Thursday 19 April 2012

Common Space in Chinatown

Common space in Chinatown: (Pagoda Street, Smith Street, Temple Street)  
-Coffee shops
-People's Park Shopping Centre
-Chinatown Complex
-Chess area 
-Events

These are some areas where people from different races, background and ideas interact with each other. Everyone in Singapore are free to go to these places. Events like singing competition and dancing practices are organised. Banners attract people and they gather to watch performances. The chess area in the bottom picture shown also facilitates interaction among people, mostly old folks. 


These interactions are important as the people will recognise themselves as members of the community, compromise with one another as well as create a common identity among themselves in Chinatown, cultivating a sense of belonging. 

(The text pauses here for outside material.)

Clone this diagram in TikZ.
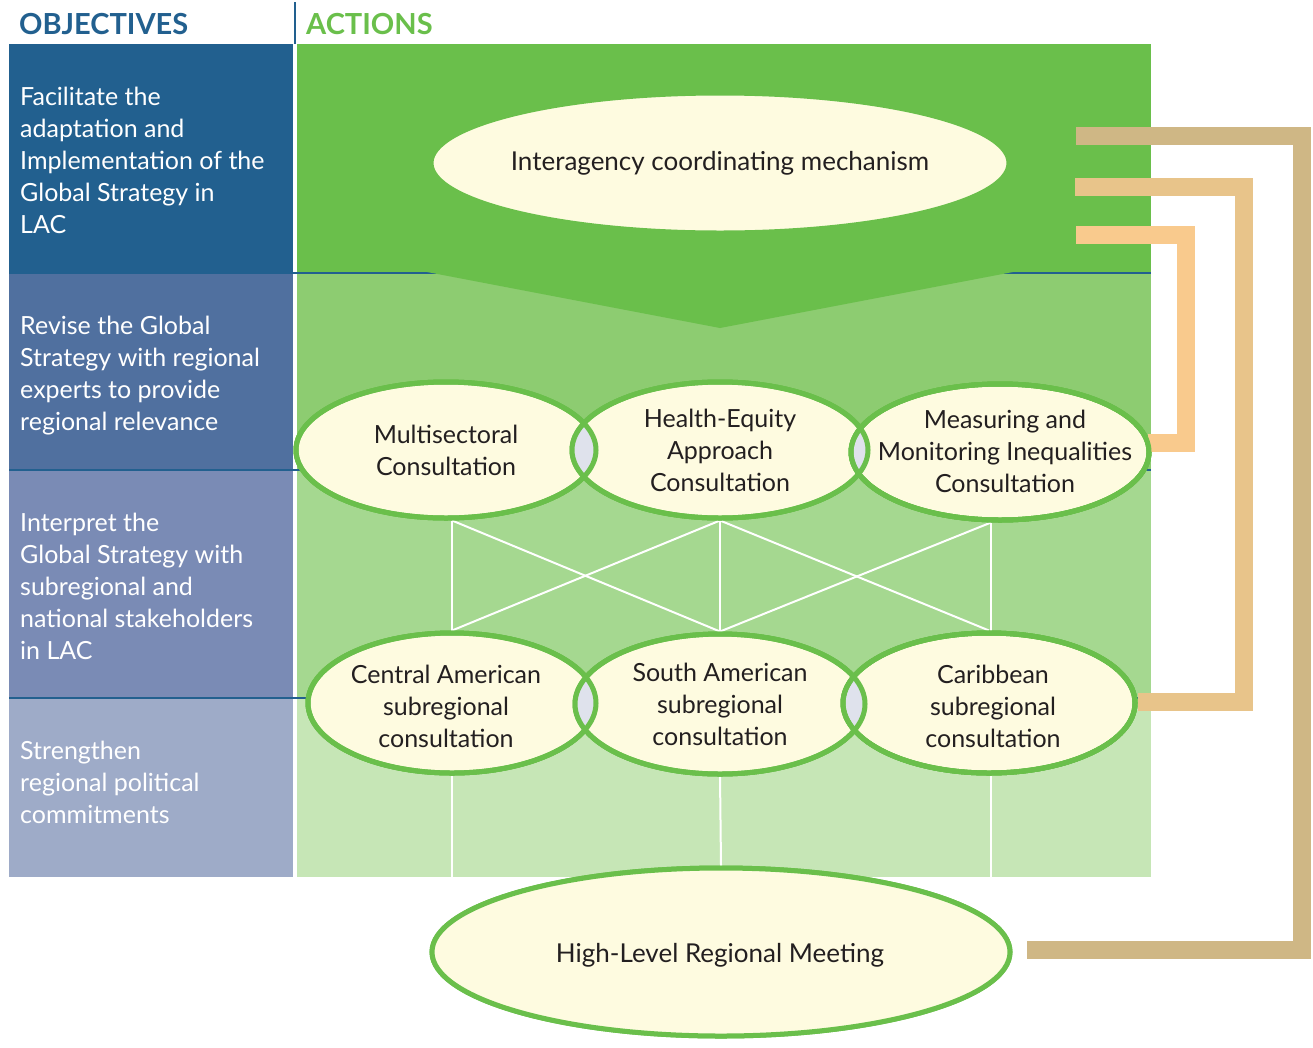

Having temples for different faiths built in Chinatown like the Sri Mariamman Temple for the Indians, Al-Abrar Mosque for the Malays and Thian Hock Keng Temple for the Chinese, it allows the interaction between different races and religion. This peaceful co-existence of the different places of worship in the same area reflects our racial and religious harmony. This is especially important we are a multi-cultural society. Co-existing harmoniously prevents race riots and racial tensions. 


However, though this common space aims to create a common identity, it is diluting the orginal identity of Chinatown as more and more people that are not Chinese are gathering there. Moreover, those people who prefer old chinatown much more than the new chinatown (mostly middle-aged to elderly Chinese) would not have a sense of rootedness to the place. This defeats the purpose of having common space.